L’Autorité luxembourgeoise indépendante de l’audiovisuel a été déboutée dans son recours pour faire annuler des intérêts de retard sur sa dette fiscale. Le tribunal administratif, saisi du litige, a jugé la sanction justifiée pour non-respect par l’établissement public de ses obligations fiscales.
L’Autorité luxembourgeoise indépendante de l’audiovisuel (ALIA) reconnaît avoir fauté dans ses obligations fiscales, mais ses dirigeants espéraient que son statut d’établissement public lui permettrait d’échapper à la sanction. Ce calcul a échoué devant le tribunal administratif qui avait été saisi d’un recours par le gendarme de l’audiovisuel afin d’arbitrer son litige avec l’Administration des contributions directes (ACD).
A la suite d’un contrôle, les agents du fisc ont émis en mars 2019 un bulletin de retenue d’impôts sur les salaires pour les années 2014 à 2018. Les impôts étaient restés impayés depuis la création de l’ALIA en 2014. Le bulletin a également tenu compte des intérêts de retard pour un montant d’environ 42.000 euros. Ce montant était au coeur du litige devant la juridiction administrative.
Défaut de mode opératoire
L’ALIA n’a pas contesté les impayés d’impôts sur salaires, mais a tenté de justifier ses manquements, en arguant de sa bonne foi: l’établissement public comptait à ses débuts trois agents dont un directeur (mais pas de comptable) et ne disposait d’aucune information coordonnée ni de mode opératoire sur les démarches à effectuer pour se conformer à ses obligations administratives et fiscales. Du point de vue de l’ACD, l’ALIA a été inexistante pendant près de quatre ans, jusqu’en décembre 2018. L’établissement public ne disposait pas de numéro d’identification fiscale et ne l’avait pas demandé comme tout employeur lambda. Les retenues avaient pourtant bien été prélevées sur les salaires de ses agents, mais les fonds dormaient dans la trésorerie.

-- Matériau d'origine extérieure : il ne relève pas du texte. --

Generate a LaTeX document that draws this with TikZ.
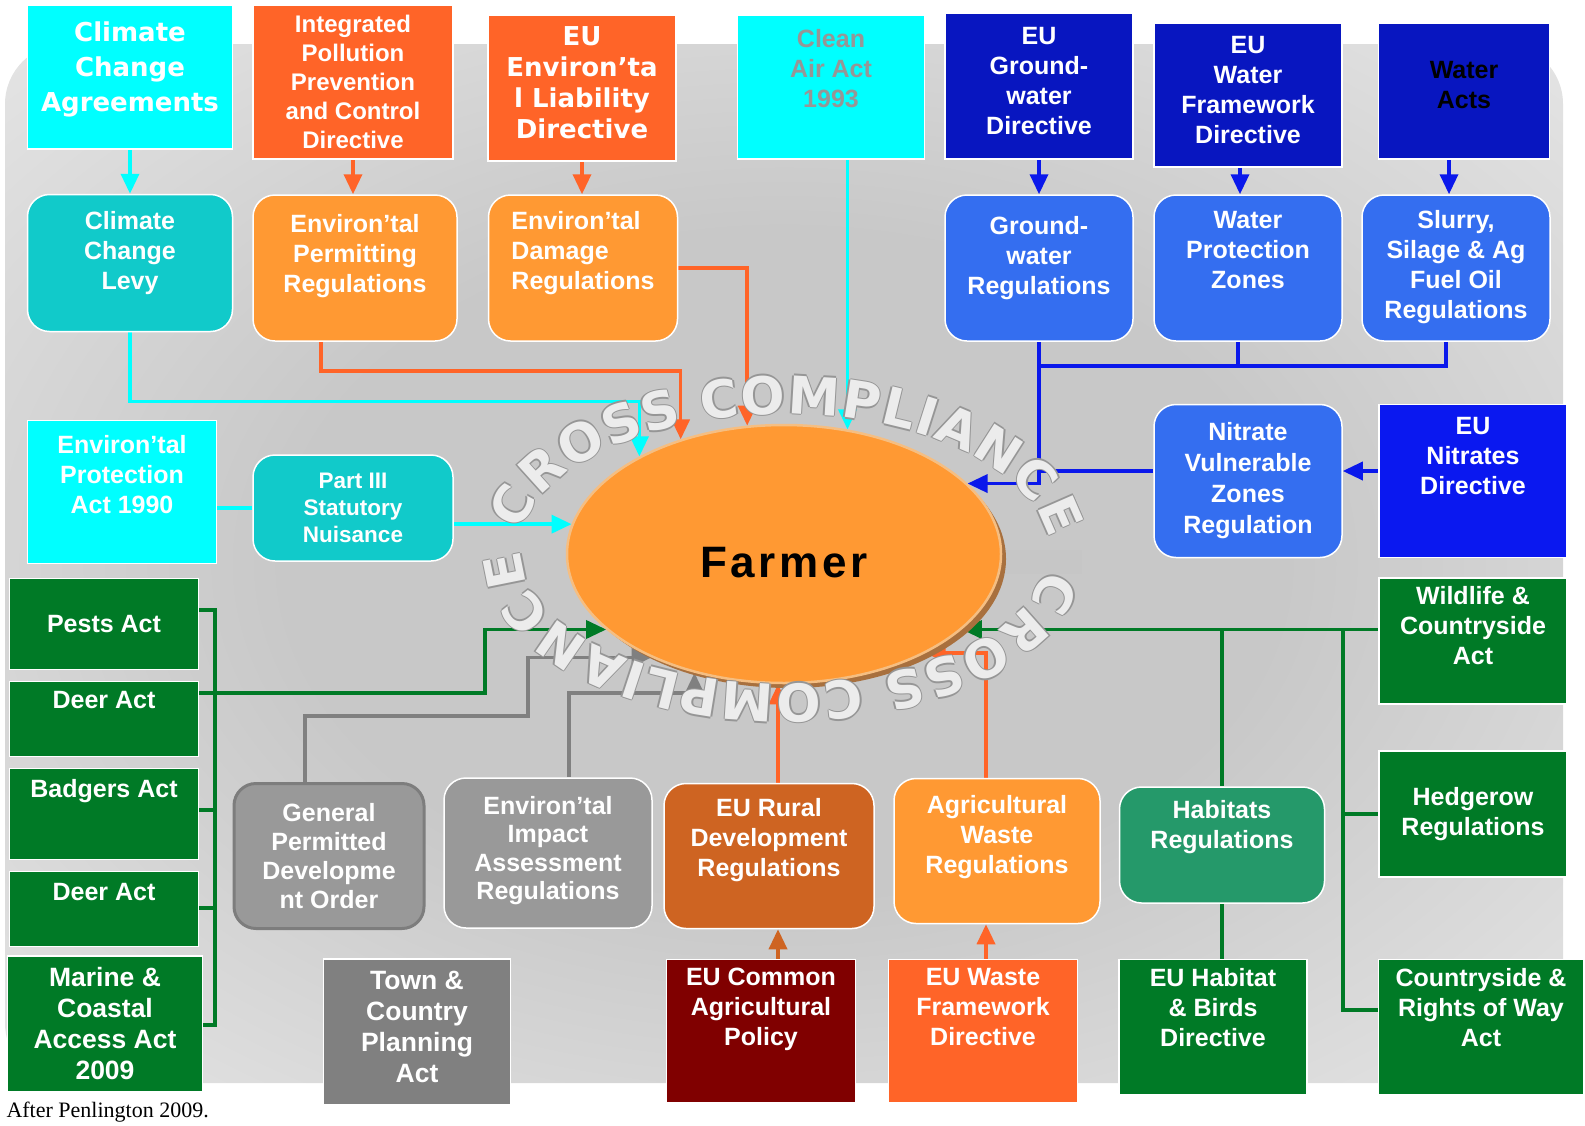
\documentclass[tikz,border=0pt]{standalone}
\usepackage{fontspec}
\setmainfont{Liberation Sans}
\newfontfamily\dejafont{DejaVu Sans}
\newfontfamily\farmerfont[LetterSpace=8]{Liberation Sans}
\newfontfamily\capfont{Liberation Serif}
\newcommand{\crossfont}{\dejafont\bfseries\fontsize{52}{56}\selectfont}
\usetikzlibrary{shapes,arrows.meta,decorations.text}

\definecolor{ccyan}{RGB}{0,255,255}
\definecolor{cteal}{RGB}{17,202,202}
\definecolor{cred}{RGB}{255,100,40}
\definecolor{corange}{RGB}{255,153,51}
\definecolor{cnavy}{RGB}{8,22,192}
\definecolor{cnitrate}{RGB}{10,24,240}
\definecolor{cblue}{RGB}{52,110,240}
\definecolor{clineblue}{RGB}{10,24,235}
\definecolor{cgreen}{RGB}{0,122,38}
\definecolor{chab}{RGB}{37,153,106}
\definecolor{cgrey}{RGB}{153,153,153}
\definecolor{cgreyborder}{RGB}{125,125,125}
\definecolor{cdgrey}{RGB}{128,128,128}
\definecolor{crust}{RGB}{206,100,34}
\definecolor{cmaroon}{RGB}{128,0,0}
\definecolor{cairtext}{RGB}{150,150,150}
\definecolor{cshadow}{RGB}{168,112,62}
\definecolor{crim}{RGB}{245,190,130}
\definecolor{cletter}{RGB}{236,236,236}
\definecolor{coutline}{RGB}{150,150,150}
\definecolor{bgmid}{RGB}{200,200,200}
\definecolor{bgedge}{RGB}{238,238,238}

\pgfdeclarelayer{bg}
\pgfdeclarelayer{lines}
\pgfsetlayers{bg,lines,main}
\pgfdeclareradialshading{bgshade}{\pgfpoint{0bp}{0bp}}{color(0bp)=(bgmid); color(16bp)=(bgmid); color(42bp)=(bgedge); color(75bp)=(bgedge)}

\begin{document}
\begin{tikzpicture}[
	x=1pt, y=-1pt,
	dims/.style 2 args={minimum width=#1pt, minimum height=#2pt},
	rect/.style={draw=white, line width=1.5pt, text=white, align=center, inner sep=2pt,
		font=\bfseries\fontsize{25}{30}\selectfont},
	rbox/.style={rect, rounded corners=22pt},
	wide/.style={font=\dejafont\bfseries\fontsize{26}{35}\selectfont},
	cyanbox/.style={rect, fill=ccyan},
	tealbox/.style={rbox, fill=cteal},
	redbox/.style={rect, fill=cred},
	orangebox/.style={rbox, fill=corange},
	navybox/.style={rect, fill=cnavy},
	bluebox/.style={rbox, fill=cblue},
	greenbox/.style={rect, fill=cgreen},
	greybox/.style={rbox, fill=cgrey},
	conn/.style={line width=3.5pt},
	arr/.style={-{Triangle[length=20pt,width=18pt]}},
	cyanline/.style={conn, draw=ccyan},
	redline/.style={conn, draw=cred},
	blueline/.style={conn, draw=clineblue},
	greenline/.style={conn, draw=cgreen},
	greyline/.style={conn, draw=cdgrey},
	crossing/.style={decorate, decoration={text along path, text align={fit to path},
		text color=#1, text={|\crossfont|CROSS COMPLIANCE}}}
	]
	\useasboundingbox (0,0) rectangle (1585,1125);
	\begin{pgfonlayer}{bg}
		\shade[shading=bgshade, rounded corners=60pt] (5,44) rectangle (1563,1083);
	\end{pgfonlayer}

	% top row
	\node[cyanbox, wide, dims={205}{144}] (cca) at (130,77) {Climate\\Change\\Agreements\\[-15pt]};
	\node[redbox, dims={200}{154}, font=\bfseries\fontsize{24}{29}\selectfont] (ippc) at (353,82) {Integrated\\Pollution\\Prevention\\and Control\\Directive};
	\node[redbox, dims={188}{146}, font=\dejafont\bfseries\fontsize{26}{31}\selectfont] (eld) at (582,88) {EU\\Environ’ta\\l Liability\\Directive\\[-21pt]};
	\node[cyanbox, dims={187}{144}, text=cairtext] (cleanair) at (831,87) {Clean\\Air Act\\1993\\[8pt]};
	\node[navybox, dims={188}{146}] (egwd) at (1039,86) {EU\\Ground-\\water\\Directive\\[-20pt]};
	\node[navybox, dims={188}{144}] (ewfd) at (1248,95) {EU\\Water\\Framework\\Directive\\[-20pt]};
	\node[navybox, dims={171}{136}, text=black] (wacts) at (1464,91) {Water\\Acts\\[-18pt]};

	% regulations row
	\node[tealbox, dims={205}{137}] (ccl) at (130,263) {Climate\\Change\\Levy\\[-4pt]};
	\node[orangebox, dims={204}{146}] (epr) at (355,268) {Environ’tal\\Permitting\\Regulations\\[0pt]};
	\node[orangebox, dims={189}{146}, align=left] (edr) at (583,268) {Environ’tal\\Damage\\Regulations\\[6pt]};
	\node[bluebox, dims={188}{146}] (gwr) at (1039,268) {Ground-\\water\\Regulations\\[-4pt]};
	\node[bluebox, dims={188}{146}] (wpz) at (1248,268) {Water\\Protection\\Zones\\[6pt]};
	\node[bluebox, dims={188}{146}] (slurry) at (1456,268) {Slurry,\\Silage \& Ag\\Fuel Oil\\Regulations\\[-22pt]};

	% middle
	\node[cyanbox, dims={189}{143}] (epa) at (122,492) {Environ’tal\\Protection\\Act 1990\\[6pt]};
	\node[tealbox, dims={200}{106}, font=\bfseries\fontsize{22.5}{27}\selectfont] (part3) at (353,508) {Part III\\Statutory\\Nuisance};
	\node[bluebox, dims={188}{153}, font=\bfseries\fontsize{25}{31}\selectfont] (nvz) at (1248,481) {Nitrate\\Vulnerable\\Zones\\Regulation\\[-25pt]};
	\node[rect, fill=cnitrate, dims={188}{153}] (nitrates) at (1473,481) {EU\\Nitrates\\Directive\\[20pt]};

	% left green column
	\node[greenbox, dims={189}{91}] (pests) at (104,624) {Pests Act};
	\node[greenbox, dims={189}{75}] (deera) at (104,719) {Deer Act\\[8pt]};
	\node[greenbox, dims={189}{91}] (badgers) at (104,814) {Badgers Act\\[22pt]};
	\node[greenbox, dims={189}{75}] (deerb) at (104,909) {Deer Act\\[4pt]};
	\node[greenbox, dims={195}{136}, font=\bfseries\fontsize{26.5}{31}\selectfont] (marine) at (105,1024) {Marine \&\\Coastal\\Access Act\\2009};

	% right green column
	\node[greenbox, dims={188}{126}] (wildlife) at (1473,641) {Wildlife \&\\Countryside\\Act\\[2pt]};
	\node[greenbox, dims={188}{126}] (hedgerow) at (1473,814) {Hedgerow\\Regulations};
	\node[greenbox, dims={205}{135}] (crow) at (1481,1027) {Countryside \&\\Rights of Way\\Act\\[10pt]};
	\node[rbox, fill=chab, dims={205}{116}] (habitats) at (1222,845) {Habitats\\Regulations\\[12pt]};
	\node[greenbox, dims={188}{135}] (habdir) at (1213,1027) {EU Habitat\\\& Birds\\Directive\\[10pt]};

	% bottom row
	\node[greybox, draw=cgreyborder, line width=3pt, dims={190}{145}, font=\bfseries\fontsize{25}{29}\selectfont] (gpdo) at (329,856) {General\\Permitted\\Developme\\nt Order};
	\node[greybox, dims={208}{150}, font=\bfseries\fontsize{25}{28.5}\selectfont] (eia) at (548,853) {Environ’tal\\Impact\\Assessment\\Regulations\\[-18.5pt]};
	\node[rect, fill=cdgrey, dims={187}{146}, font=\bfseries\fontsize{26.5}{31}\selectfont] (tcpa) at (417,1032) {Town \&\\Country\\Planning\\Act\\[-21pt]};
	\node[rbox, fill=crust, dims={210}{145}] (rural) at (769,856) {EU Rural\\Development\\Regulations\\[8pt]};
	\node[orangebox, dims={206}{145}] (agwaste) at (997,851) {Agricultural\\Waste\\Regulations\\[4pt]};
	\node[rect, fill=cmaroon, dims={189}{143}] (cap) at (761,1031) {EU Common\\Agricultural\\Policy\\[18pt]};
	\node[redbox, dims={189}{143}] (wastefd) at (983,1031) {EU Waste\\Framework\\Directive\\[18pt]};

	% farmer
	\node[ellipse, fill=cshadow, dims={434}{258}] (fshadow) at (789,559) {};
	\node[ellipse, fill=corange, draw=crim, line width=2.5pt, dims={434}{258}, text=black,
		font=\farmerfont\bfseries\fontsize{44}{50}\selectfont] (farmer) at (784,554) {\rule{0pt}{48pt}Farmer};

	\node[anchor=west, font=\capfont\fontsize{22}{24}\selectfont] (source) at (3,1112) {After Penlington 2009.};

	% connectors
	\begin{pgfonlayer}{lines}
		\fill[gray!45] (1004,550) rectangle (1082,574);
		\draw[cyanline, arr] (cca.south) -- (ccl.north);
		\draw[redline, arr] (ippc.south) -- (ippc.south |- epr.north);
		\draw[redline, arr] (eld.south) -- (eld.south |- edr.north);
		\draw[blueline, arr] (egwd.south) -- (gwr.north);
		\draw[blueline, arr] ([xshift=-8pt]ewfd.south) -- ([xshift=-8pt]ewfd.south |- wpz.north);
		\draw[blueline, arr] ([xshift=-15pt]wacts.south) -- ([xshift=-15pt]wacts.south |- slurry.north);

		\draw[cyanline, arr] (ccl.south) -- ++(0,69) -| (farmer.146);
		\draw[redline, arr] ([xshift=-34pt]epr.south) -- ++(0,29) -| (farmer.132);
		\draw[redline, arr] (edr.east) -| (farmer.106);
		\draw[cyanline, arr] (farmer.63 |- cleanair.south) -- (farmer.63);
		\draw[blueline, arr] (gwr.south) |- (farmer.21);
		\draw[blueline] ([xshift=-10pt]slurry.south) -- ++(0,24) -| (gwr.south);
		\draw[blueline] ([xshift=-10pt]wpz.south) -- ++(0,24);
		\draw[blueline] ([yshift=10pt]nvz.west) -- ([yshift=10pt]nvz.west -| gwr.south);
		\draw[blueline, arr] ([yshift=10pt]nitrates.west) -- ([yshift=10pt]nvz.east);

		\draw[cyanline] (epa.east |- part3.west) -- (part3.west);
		\draw[cyanline, arr] (part3.east |- farmer.172) -- (farmer.172);

		\draw[greenline] (pests.east |- 0,610) -| (215,1025) -- (marine.east |- 0,1025);
		\draw[greenline] (badgers.east |- 0,810) -- (215,810);
		\draw[greenline] (deerb.east |- 0,908) -- (215,908);
		\draw[greenline, arr] (deera.east |- 0,693) -- (485,693) |- (farmer.203);

		\draw[greyline, arr] ([xshift=-24pt]gpdo.north) |- (528,716) |- (farmer.218);
		\draw[greyline, arr] ([xshift=21pt]eia.north) |- (farmer.233 |- 0,693) -- (farmer.233);

		\draw[redline, arr] ([xshift=9pt]rural.north) -- ([xshift=9pt]rural.north |- farmer.south);
		\draw[redline, arr] ([xshift=-11pt]agwaste.north) |- (farmer.325);
		\draw[conn, draw=crust, arr] ([xshift=9pt]rural.south |- cap.north) -- ([xshift=9pt]rural.south);
		\draw[redline, arr] ([xshift=-11pt]agwaste.south |- wastefd.north) -- ([xshift=-11pt]agwaste.south);

		\draw[greenline, arr] (farmer.337 -| wildlife.west) -- (farmer.337);
		\draw[greenline] (farmer.337 -| habitats.north) -- (habitats.north);
		\draw[greenline] (habitats.south) -- (habitats.south |- habdir.north);
		\draw[greenline] (farmer.337 -| 1343,0) |- (crow.west |- 0,1010);
		\draw[greenline] (hedgerow.west -| 1343,0) -- (hedgerow.west);
	\end{pgfonlayer}

	% cross compliance lettering, outlined by offset copies
	\begin{scope}[shift={(784,554)}, x=1pt, y=1pt]
		\foreach \dx/\dy/\tc in {1.5/0/coutline, -1.5/0/coutline, 0/1.5/coutline, 0/-1.5/coutline, 0/0/cletter}{
			\path[crossing=\tc, xshift=\dx pt, yshift=\dy pt]
				(171:266pt and 140pt) arc[start angle=171, end angle=6, x radius=266pt, y radius=140pt];
			\path[crossing=\tc, xshift=\dx pt, yshift=\dy pt]
				(-6:262pt and 130pt) arc[start angle=-6, end angle=-182, x radius=262pt, y radius=130pt];
		}
	\end{scope}
\end{tikzpicture}
\end{document}
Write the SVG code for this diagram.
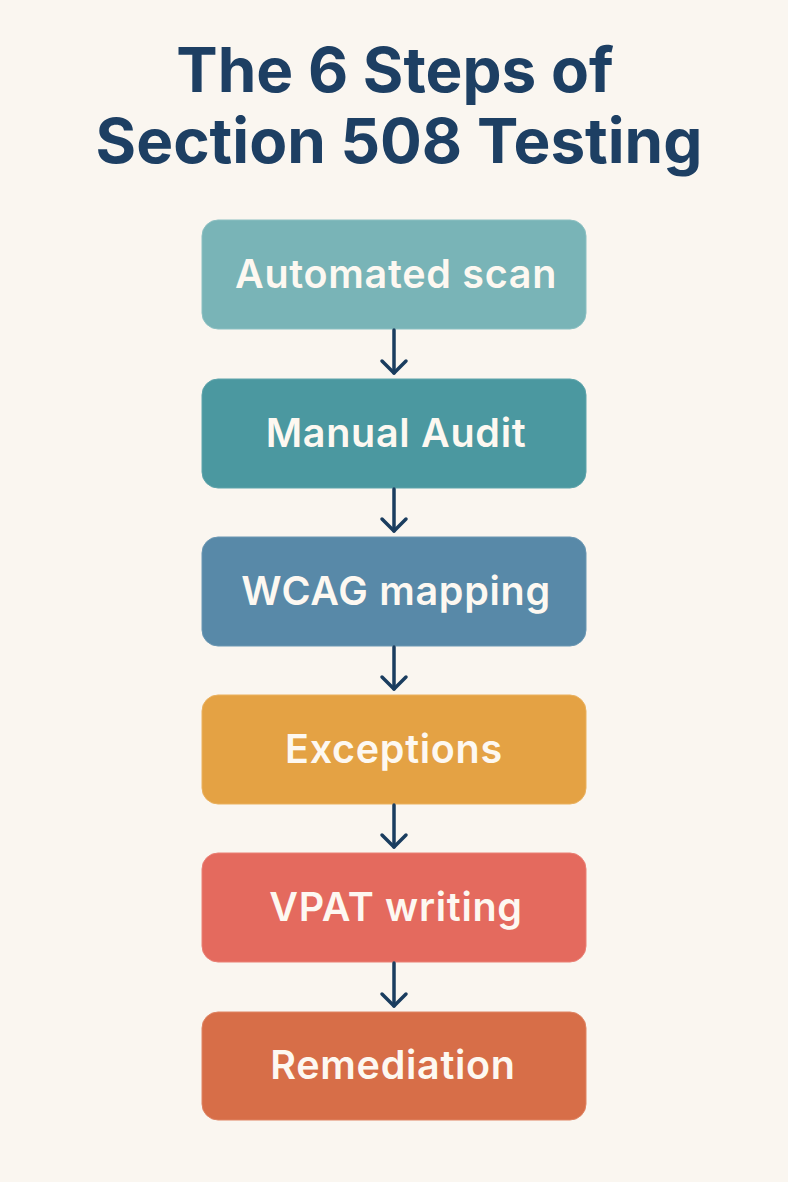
<svg xmlns="http://www.w3.org/2000/svg" width="788" height="1182" viewBox="0 0 788 1182">
<style>
.title{font-family:Inter,"Noto Sans","Liberation Sans",sans-serif;font-weight:700;font-size:62px;fill:#1d3f63;text-anchor:middle}
.box{stroke-width:1}
.lbl{font-family:Inter,"Noto Sans","Liberation Sans",sans-serif;font-weight:600;font-size:39.5px;letter-spacing:0.7px;fill:#fdf8f1;text-anchor:middle;dominant-baseline:central}
.conn line{stroke:#1a3d5f;stroke-width:3.5;stroke-linecap:round}
.conn polyline{fill:none;stroke:#1a3d5f;stroke-width:3.5;stroke-linecap:round;stroke-linejoin:round}
</style>
<rect width="788" height="1182" fill="#faf6f0"/>
<g id="title">
<text class="title" x="395" y="92">The 6 Steps of</text>
<text class="title" x="399" y="163">Section 508 Testing</text>
</g>
<g id="n1"><rect class="box" x="202" y="220" width="384" height="109" rx="16" fill="#79b4b7" stroke="#8cc0c2"/><text class="lbl" x="396" y="274">Automated scan</text></g>
<g id="n2"><rect class="box" x="202" y="379" width="384" height="109" rx="16" fill="#4b98a0" stroke="#5ea4ab"/><text class="lbl" x="396" y="433">Manual Audit</text></g>
<g id="n3"><rect class="box" x="202" y="537" width="384" height="109" rx="16" fill="#5889a8" stroke="#6a97b3"/><text class="lbl" x="396" y="591">WCAG mapping</text></g>
<g id="n4"><rect class="box" x="202" y="695" width="384" height="109" rx="16" fill="#e4a244" stroke="#eab15f"/><text class="lbl" x="394" y="749">Exceptions</text></g>
<g id="n5"><rect class="box" x="202" y="853" width="384" height="109" rx="16" fill="#e46a5e" stroke="#ea8075"/><text class="lbl" x="396" y="907">VPAT writing</text></g>
<g id="n6"><rect class="box" x="202" y="1012" width="384" height="108" rx="16" fill="#d76e48" stroke="#df8463"/><text class="lbl" x="393" y="1065">Remediation</text></g>
<g class="conn" id="connectors">
<line x1="394" y1="330" x2="394" y2="373"/><polyline points="382,361 394,373 406,361"/>
<line x1="394" y1="489" x2="394" y2="531"/><polyline points="382,519 394,531 406,519"/>
<line x1="394" y1="647" x2="394" y2="689"/><polyline points="382,677 394,689 406,677"/>
<line x1="394" y1="805" x2="394" y2="847"/><polyline points="382,835 394,847 406,835"/>
<line x1="394" y1="963" x2="394" y2="1006"/><polyline points="382,994 394,1006 406,994"/>
</g>
</svg>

«Aucun des intervenants sur la comptabilité de l’ALIA n’aurait relevé cette omission», s’est justifiée l’ALIA dans la procédure devant les juges administratifs, se défendant d’avoir voulu se soustraire à l’impôt.
Trois jours avant le réveillon de Noël 2018, l’ACD fournit son numéro d’identification fiscale à l’ALIA et lui adresse trois mois plus tard les bulletins d’imposition. L’ALIA indique s’être acquittée de sa dette fiscale le 25 avril 2019, mais met en cause les intérêts de retard. Leur montant de 42.000 euros est lourd pour le petit établissement public. Il représente, selon les informations relayées dans la procédure administrative, plus de 5% de sa dotation annuelle en 2019 (837.609 euros ont été inscrits au projet de budget 2019).
«Bien que l’ALIA plaide sa bonne foi et le manque d’informations cohérentes disponibles au moment de sa création, souligne le tribunal administratif, force est de constater (qu’elle a) à travers son inaction contribué à sa situation financière actuelle».
Le rapport annuel 2019 de l’ALIA fait état d’une dette fiscale de 328.000 euros à la fin 2018. La dette s’élevait à 21.430 euros fin 2019.
Egalité devant l’impôt
Dans une première étape, le litige a été porté devant la directrice de l’ACD à travers un recours gracieux, qui est rejeté. L’affaire a débouché ensuite devant les juges administratifs. Le dossier a été confié à l’avocate et bâtonnière Valérie Dupong, qui est aussi membre du conseil d’administration de l’ALIA.
La défense a fait valoir l’argument de «l’inéquité objective»: «prélever des intérêts de retard équivaudrait à priver l’ALIA du pouvoir d’affecter sa dotation budgétaire (à ses) missions légales», indique le jugement du tribunal administratif. «L’inéquité objective, poursuit le texte, résulterait du fait qu’en privilégiant la loi fiscale qui autoriserait à prélever des intérêts de retard, l’Administration des contributions directes empêcherait l’ALIA de respecter les autres lois qui s’imposeraient à elle et de ce fait ferait prévaloir un objectif purement fiscal ou financier au détriment d’un objectif de fond».
Les juges administratifs ont rejeté en bloc l’argumentation et ont rappelé le principe de l’égalité des contribuables devant l’impôt, qu’il s’agisse de personnes de droit public ou de droit privé. Les sanctions sont identiques pour tous les contribuables en cas d’inobservation d’une prescription légale ou réglementaire. L’établissement public n’échappera donc pas au paiement des intérêts de retard.
Le jugement peut faire l’objet d’un appel devant la Cour administrative.